Plasterer sentenced over $125k in wage subsidy claims made with false employee lists
The court was told Deva Brown Phuhathakarn lodged 23 applications, filed PAYE returns to bolster them, and was paid on nine; MSD says prosecutions continue and repayments have topped $830m.
An Avondale plasterer has been sentenced in the Waitakere District Court after admitting he used false documents to obtain wage subsidies.
Deva Brown Phuhathakarn pleaded guilty to two representative charges of using a document. The charges covered 23 applications he made to the Wage Subsidy Scheme between March 2020 and March 2021, under his own name and via his company, Complete Plastering Solutions Limited.
MSD said nine of those applications were paid, totalling $125,103.20. Fourteen further applications worth $33,976.40 were declined.
Some applications included lists of supposed full-time employees who did not work for the business.
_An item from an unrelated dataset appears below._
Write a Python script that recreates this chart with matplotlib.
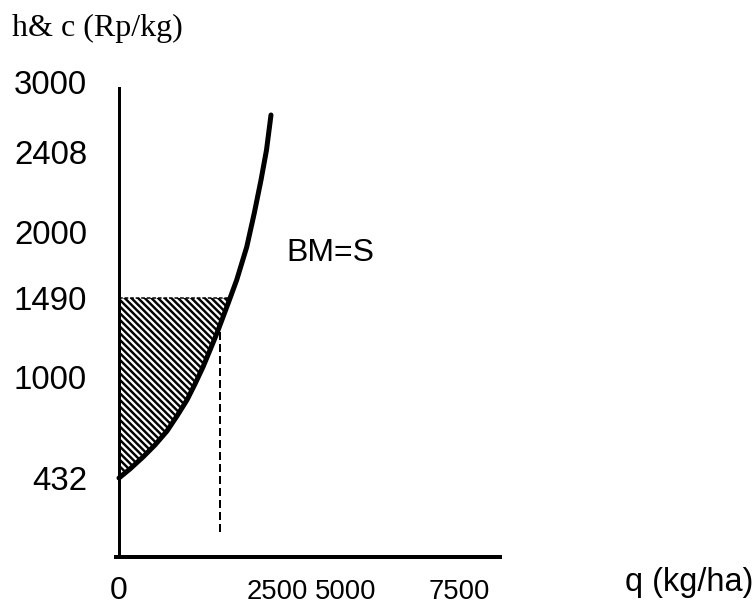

Around the time he submitted the applications, Phuhathakarn also filed PAYE returns with Inland Revenue for multiple people named in the subsidy claims, which MSD says gave the applications an air of legitimacy.
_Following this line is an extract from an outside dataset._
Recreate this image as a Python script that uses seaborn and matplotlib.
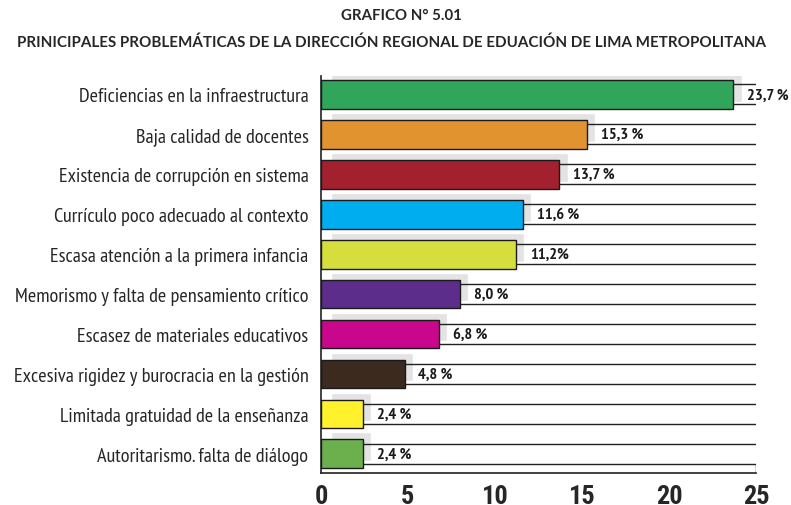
import pandas as pd
import matplotlib.pyplot as plt
import seaborn as sns

# Data
categories = [
    "Deficiencias en la infraestructura",
    "Baja calidad de docentes",
    "Existencia de corrupción en sistema",
    "Currículo poco adecuado al contexto",
    "Escasa atención a la primera infancia",
    "Memorismo y falta de pensamiento crítico",
    "Escasez de materiales educativos",
    "Excesiva rigidez y burocracia en la gestión",
    "Limitada gratuidad de la enseñanza",
    "Autoritarismo. falta de diálogo",
]
values = [23.7, 15.3, 13.7, 11.6, 11.2, 8.0, 6.8, 4.8, 2.4, 2.4]
value_labels = ["23,7 %", "15,3 %", "13,7 %", "11,6 %", "11,2%",
                "8,0 %", "6,8 %", "4,8 %", "2,4 %", "2,4 %"]
colors = ["#2fa65a", "#e19330", "#a3212f", "#00adee", "#d6de3e",
          "#5c2d8b", "#c8078c", "#3c2a1e", "#fff22c", "#6cb04e"]
x_ticks = [0, 5, 10, 15, 20, 25]

df = pd.DataFrame({"problema": categories, "pct": values})

sns.set_theme(style="white")
plt.rcParams["font.family"] = ["PT Sans Narrow", "DejaVu Sans"]

fig = plt.figure(figsize=(7.91, 5.06), dpi=100)
ax = fig.add_axes([0.4058, 0.0632, 0.5499, 0.7846])

# grey drop shadows behind the bars
pos = list(range(len(categories)))
ax.barh([p - 0.175 for p in pos], [v - 0.1 for v in values], left=0.57,
        height=0.72, color="#e3e3e3", zorder=1)

# track lines for every row
for p in pos:
    ax.hlines([p - 0.25, p + 0.25], 0, 25, color="#222222", lw=1.0, zorder=2)

sns.barplot(data=df, y="problema", x="pct", hue="problema", palette=colors,
            saturation=1, legend=False, orient="h", width=0.72,
            edgecolor="#1a1a1a", linewidth=1.0, ax=ax, zorder=3)
for patch in ax.patches[len(pos):]:
    patch.set_zorder(3)

# value labels
for p, v, lab in zip(pos, values, value_labels):
    ax.text(v + 0.8, p, lab, va="center", ha="left", fontsize=11.8,
            fontweight="bold", color="#1a1a1a", zorder=4,
            family=["PT Sans Narrow", "DejaVu Sans"])

# bottom frame box with ticks
ax.vlines(25, 9.25, 9.48, color="#222222", lw=1.0, zorder=2)

ax.set_xlim(0, 25)
ax.set_ylim(9.48, -0.46)
ax.set_xticks(x_ticks)
ax.set_xticklabels([str(t) for t in x_ticks])
ax.tick_params(axis="x", direction="in", length=7.5, width=1.0,
               color="#222222", pad=8, labelsize=19)
for t in ax.get_xticklabels():
    t.set_fontweight("bold")
    t.set_family(["Roboto Condensed", "DejaVu Sans"])
ax.tick_params(axis="y", length=0, pad=9, labelsize=14.6)
ax.set_xlabel("")
ax.set_ylabel("")
for side in ["top", "right"]:
    ax.spines[side].set_visible(False)
for side in ["left", "bottom"]:
    ax.spines[side].set_color("#222222")
    ax.spines[side].set_linewidth(1.2)

fig.text(0.507, 0.968, "GRAFICO N° 5.01", ha="center", va="center",
         fontsize=10.8, fontweight="bold", family=["Lato", "DejaVu Sans"])
fig.text(0.495, 0.915,
         "PRINICIPALES PROBLEMÁTICAS DE LA DIRECCIÓN REGIONAL DE EDUACIÓN DE LIMA METROPOLITANA",
         ha="center", va="center", fontsize=10.9, fontweight="bold",
         family=["Lato", "DejaVu Sans"])

fig.savefig("out.png", dpi=100)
Judge Andrée Wiltens said the offending was deliberate and sustained, and cheated the system. The court gave credit for guilty pleas but found no other mitigations in reaching the final sentence. MSD’s release did not state the specific penalty imposed.
MSD says 53 people have been sentenced in wage subsidy cases to date, with another 51 before the courts. Since the scheme began, more than $830 million has been repaid as at 14 October.